The town of Brookline, Massachusetts, has passed one twice. It was retooled and reapproved this summer after the state attorney general blocked the first version, saying it intruded on state authority. The AG hasn’t taken action against the new effort to date.
At the same time, states including Arizona, Oklahoma and Texas have barred cities from enacting such laws, saying that consumers should have their choice of energy sources. In Texas, the effort began before, but gained all the more steam after, a February storm spawned massive power outages that left many households shivering without electricity, heat or drinkable water for days.
In New York, shifts toward electric vehicles, furnaces and appliances are “expected to create long-term upward pressure” on electricity use, according to the New York Independent System Operator, which oversees the state’s electricity supply.
The organization said in a recent report that it’s still studying how those trends will affect the power system, but it forecasts that electricity demand could start peaking in winter, instead of summer, by about 2040.
The state envisions big increases in wind and solar power, among other approaches to meet its renewable energy targets and growing demand. Some projects are in the works.
Still, some building interests, including a big landlords’ lobbying group called the Real Estate Board of New York, raised concerns at a City Council hearing last month about whether banning new natural gas hookups would strain the electrical grid. It already struggles during heat waves in the city, sometimes resulting in sizeable neighborhood outages.
REBNY President James Whelan said Wednesday the group gets the importance of moving away from fossil fuels, but “these policies must be implemented in a way that ensures that New Yorkers have reliable, affordable, carbon-free electricity.”
Real estate groups also pressed to push back the deadlines for nixing gas, saying that alternative technologies — such as electric heat pumps that transfer heat between indoors and outdoors — need more time to develop, particularly for skyscrapers.
Utilities, meanwhile, said they supported the goal but sounded economic alarms.
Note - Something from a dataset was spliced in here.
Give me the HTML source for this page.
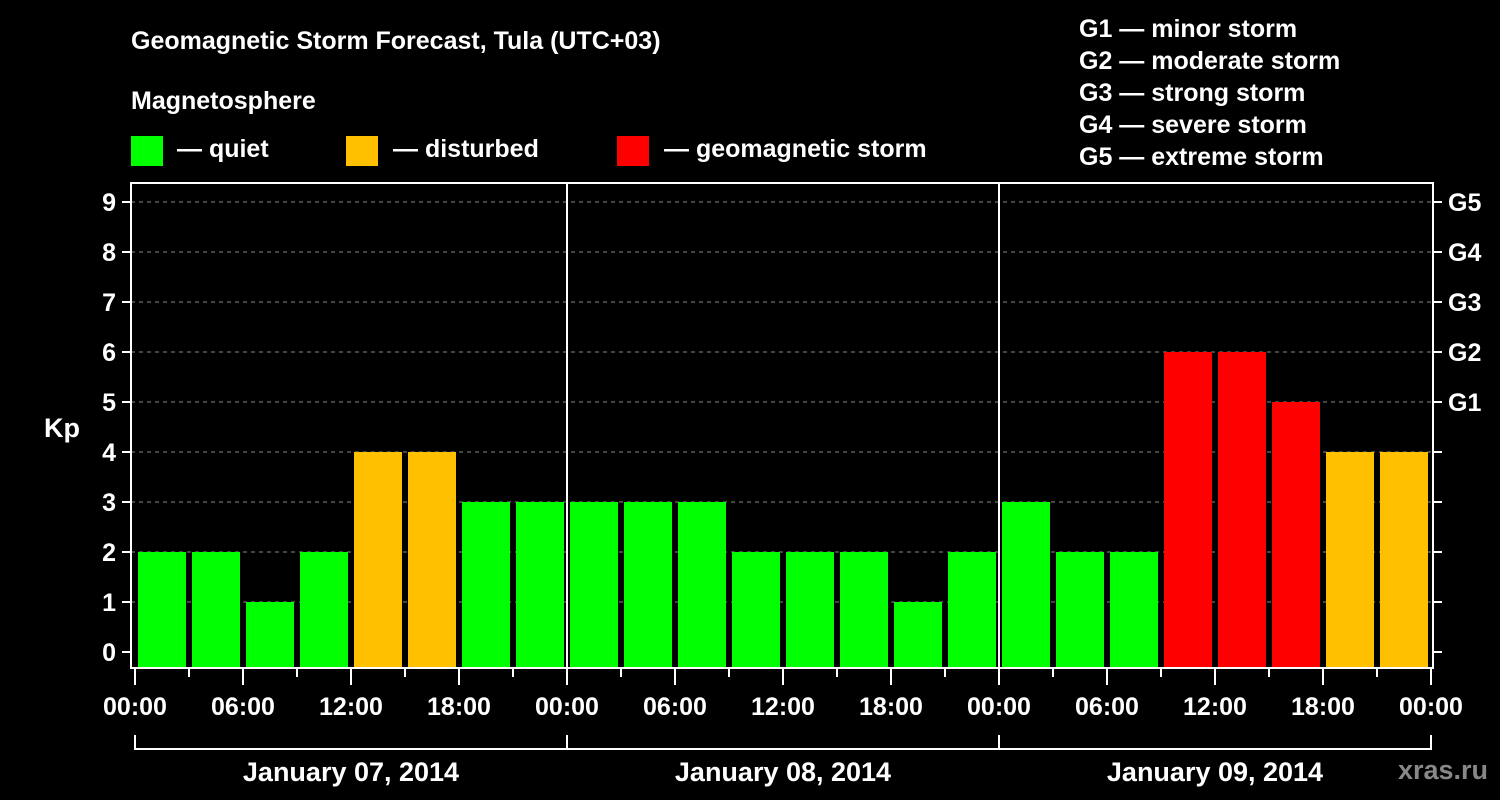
<!DOCTYPE html>
<html><head><meta charset="utf-8"><style>
html,body{margin:0;padding:0;background:#000;width:1500px;height:800px;overflow:hidden}
svg{display:block;font-family:"Liberation Sans",sans-serif;font-weight:bold}
</style></head><body>
<svg id="c" width="1500" height="800" xmlns="http://www.w3.org/2000/svg">
<text x="131" y="49" fill="#fff" font-size="25">Geomagnetic Storm Forecast, Tula (UTC+03)</text>
<text x="131" y="109" fill="#fff" font-size="25">Magnetosphere</text>
<g><rect x="131" y="136" width="32" height="30" fill="#00ff00"/><text x="177" y="157" fill="#fff" font-size="25">— quiet</text></g>
<g><rect x="346" y="136" width="32" height="30" fill="#ffc000"/><text x="393" y="157" fill="#fff" font-size="25">— disturbed</text></g>
<g><rect x="617" y="136" width="32" height="30" fill="#ff0000"/><text x="664" y="157" fill="#fff" font-size="25">— geomagnetic storm</text></g>
<g fill="#fff" font-size="25">
<text x="1079" y="37">G1 — minor storm</text>
<text x="1079" y="69">G2 — moderate storm</text>
<text x="1079" y="101">G3 — strong storm</text>
<text x="1079" y="133">G4 — severe storm</text>
<text x="1079" y="165">G5 — extreme storm</text>
</g>
<text x="62" y="437" fill="#fff" font-size="27" text-anchor="middle">Kp</text>
<text x="1488" y="779" fill="#888" font-size="27" text-anchor="end">xras.ru</text>
<g id="grid"></g><g id="bars"></g><g id="axes"></g>
</svg>
<script>
const kpValues=[2,2,1,2,4,4,3,3, 3,3,3,2,2,2,1,2, 3,2,2,6,6,5,4,4];
const dayLabels=["January 07, 2014","January 08, 2014","January 09, 2014"];
const yTicks=[0,1,2,3,4,5,6,7,8,9];
const gLabels=["G1","G2","G3","G4","G5"];
const hourLabels=["00:00","06:00","12:00","18:00"];
const NS="http://www.w3.org/2000/svg";
const L=131,R=1433,T=183,B=668,X0=135,SLOT=54;
const y=v=>652-v*50;
const x=i=>X0+i*SLOT;
function mk(p,tag,a){const e=document.createElementNS(NS,tag);for(const k in a)e.setAttribute(k,a[k]);p.appendChild(e);return e;}
const grid=document.getElementById('grid'),bars=document.getElementById('bars'),axes=document.getElementById('axes');
yTicks.forEach(v=>{
 if(v>0){const g=mk(grid,'line',{x1:L,x2:R,y1:y(v),y2:y(v),stroke:'#888','stroke-dasharray':'4,4'});
 
 }
 mk(axes,'line',{x1:L-9,x2:L,y1:y(v),y2:y(v),stroke:'#fff','stroke-width':2});
 mk(axes,'line',{x1:R,x2:R+9,y1:y(v),y2:y(v),stroke:'#fff','stroke-width':2});
 const t=mk(axes,'text',{x:116,y:y(v)+9,fill:'#fff','font-size':25,'text-anchor':'end'});t.textContent=v;
 
 
});
gLabels.forEach((g,i)=>{const t=mk(axes,'text',{x:1448,y:y(5+i)+9,fill:'#fff','font-size':25});t.textContent=g;
 
 });
kpValues.forEach((v,i)=>{
 const c=v>=5?'#ff0000':(v>=4?'#ffc000':'#00ff00');
 const r=mk(bars,'rect',{x:x(i)+3,y:y(v),width:48,height:B-y(v),fill:c});
 
 
});
mk(axes,'rect',{x:L,y:T,width:R-L,height:B-T,fill:'none',stroke:'#fff','stroke-width':2});
for(let d=1;d<dayLabels.length;d++)mk(axes,'line',{x1:x(d*8),x2:x(d*8),y1:T,y2:B,stroke:'#fff','stroke-width':2});
const n=dayLabels.length*8;
for(let i=0;i<=n;i++){
 const maj=i%2===0;
 mk(axes,'line',{x1:x(i),x2:x(i),y1:B,y2:B+(maj?17:9),stroke:'#fff','stroke-width':2});
 if(maj){const t=mk(axes,'text',{x:x(i),y:715,fill:'#fff','font-size':25,'text-anchor':'middle'});t.textContent=hourLabels[(i/2)%4];
 
 }
}
mk(axes,'line',{x1:x(0),x2:x(n),y1:749,y2:749,stroke:'#fff','stroke-width':2});
for(let d=0;d<=dayLabels.length;d++)mk(axes,'line',{x1:x(d*8),x2:x(d*8),y1:735,y2:750,stroke:'#fff','stroke-width':2});
dayLabels.forEach((l,d)=>{const t=mk(axes,'text',{x:x(d*8+4),y:781,fill:'#fff','font-size':27,'text-anchor':'middle'});t.textContent=l;
 
 });
</script>
</body></html>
“We have real concerns that, as envisioned, these (proposals) may result in increased energy costs for customers,” said Bryan Grimaldi, a vice president of National Grid, which provides power in some parts of the city. Con Edison, which serves much of it, called for making provisions to help poorer renters with what it characterized as increased costs of electric heating.
Con Ed said Wednesday that it supports “an orderly energy transition that prioritizes reliability, affordability and economic development,” and that its power system is ready for the coming demand.
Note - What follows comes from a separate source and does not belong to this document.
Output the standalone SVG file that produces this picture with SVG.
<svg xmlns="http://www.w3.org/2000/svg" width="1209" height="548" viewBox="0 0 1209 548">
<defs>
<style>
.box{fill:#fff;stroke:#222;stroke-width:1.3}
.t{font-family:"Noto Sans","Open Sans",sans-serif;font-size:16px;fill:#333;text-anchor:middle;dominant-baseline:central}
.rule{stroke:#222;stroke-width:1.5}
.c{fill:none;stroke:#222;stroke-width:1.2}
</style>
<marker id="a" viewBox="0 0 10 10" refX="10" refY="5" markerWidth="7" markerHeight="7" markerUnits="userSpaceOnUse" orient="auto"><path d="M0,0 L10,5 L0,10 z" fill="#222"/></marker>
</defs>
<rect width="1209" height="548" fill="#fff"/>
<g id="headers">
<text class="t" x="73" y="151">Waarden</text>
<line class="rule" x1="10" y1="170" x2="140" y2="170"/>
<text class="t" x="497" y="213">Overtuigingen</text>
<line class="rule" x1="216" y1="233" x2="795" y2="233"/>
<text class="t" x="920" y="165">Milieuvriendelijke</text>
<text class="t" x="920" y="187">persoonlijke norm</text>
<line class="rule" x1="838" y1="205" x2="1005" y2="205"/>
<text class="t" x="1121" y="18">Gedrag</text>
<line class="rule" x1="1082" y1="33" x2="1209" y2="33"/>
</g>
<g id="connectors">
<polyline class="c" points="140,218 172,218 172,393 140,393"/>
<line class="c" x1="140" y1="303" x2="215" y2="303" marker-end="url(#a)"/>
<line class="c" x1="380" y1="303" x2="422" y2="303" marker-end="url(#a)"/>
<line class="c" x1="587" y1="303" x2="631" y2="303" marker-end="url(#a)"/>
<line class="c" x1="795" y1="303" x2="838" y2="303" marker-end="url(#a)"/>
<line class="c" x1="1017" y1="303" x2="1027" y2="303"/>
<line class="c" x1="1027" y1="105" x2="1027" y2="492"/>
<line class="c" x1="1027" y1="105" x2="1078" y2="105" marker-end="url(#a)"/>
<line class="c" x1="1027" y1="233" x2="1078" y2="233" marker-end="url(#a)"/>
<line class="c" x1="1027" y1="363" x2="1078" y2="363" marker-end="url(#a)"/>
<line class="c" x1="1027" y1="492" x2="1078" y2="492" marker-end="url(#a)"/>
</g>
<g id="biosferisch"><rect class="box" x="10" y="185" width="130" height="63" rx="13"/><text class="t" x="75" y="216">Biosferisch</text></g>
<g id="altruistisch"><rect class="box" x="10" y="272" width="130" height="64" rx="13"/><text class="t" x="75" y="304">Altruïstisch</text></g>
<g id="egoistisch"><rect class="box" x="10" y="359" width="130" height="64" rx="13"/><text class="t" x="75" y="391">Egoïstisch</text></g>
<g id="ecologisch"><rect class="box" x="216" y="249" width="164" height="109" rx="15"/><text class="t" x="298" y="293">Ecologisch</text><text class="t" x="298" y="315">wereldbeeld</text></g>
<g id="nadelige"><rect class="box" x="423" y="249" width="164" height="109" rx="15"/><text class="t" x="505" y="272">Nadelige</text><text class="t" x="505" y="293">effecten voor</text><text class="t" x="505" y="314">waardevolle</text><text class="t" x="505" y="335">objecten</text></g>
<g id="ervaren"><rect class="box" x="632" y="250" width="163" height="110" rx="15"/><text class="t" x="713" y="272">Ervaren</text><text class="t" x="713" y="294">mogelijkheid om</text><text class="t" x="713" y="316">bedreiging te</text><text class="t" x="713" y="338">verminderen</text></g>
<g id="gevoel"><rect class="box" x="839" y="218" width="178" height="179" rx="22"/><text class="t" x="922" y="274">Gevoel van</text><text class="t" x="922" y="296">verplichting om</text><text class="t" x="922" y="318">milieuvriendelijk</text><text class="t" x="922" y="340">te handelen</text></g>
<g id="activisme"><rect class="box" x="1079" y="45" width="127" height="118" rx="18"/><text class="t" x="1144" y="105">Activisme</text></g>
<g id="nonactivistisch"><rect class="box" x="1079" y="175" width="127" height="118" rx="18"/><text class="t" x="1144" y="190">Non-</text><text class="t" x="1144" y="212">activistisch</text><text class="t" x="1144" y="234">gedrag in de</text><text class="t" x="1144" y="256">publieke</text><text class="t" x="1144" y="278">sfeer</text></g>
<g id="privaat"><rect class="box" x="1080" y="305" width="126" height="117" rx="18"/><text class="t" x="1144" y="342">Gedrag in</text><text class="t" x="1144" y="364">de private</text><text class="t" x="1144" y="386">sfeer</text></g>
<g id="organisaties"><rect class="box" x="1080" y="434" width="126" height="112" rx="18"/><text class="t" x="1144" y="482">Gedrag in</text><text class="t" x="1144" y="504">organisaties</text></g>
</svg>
Environmental groups say electric doesn’t necessarily mean more expensive. In fact, they say it’s just the opposite in some new, energy-efficient buildings. They also note that natural gas prices fluctuate, having risen notably this year before recently dropping somewhat.
Considering that residents have been told to forgo plastic bags and straws and take other steps to preserve the planet, it’s time for legislators to look beyond individual behavior to building emissions, legislation sponsor Council Member Alicka Ampry-Samuel told her colleagues Wednesday.
The Democrat, who represents an overwhelmingly Black Brooklyn district, said the legislation also aims to fight air pollution, particularly on behalf of communities of color. Researchers have found that non-white people are exposed to more air pollution than whites across the country.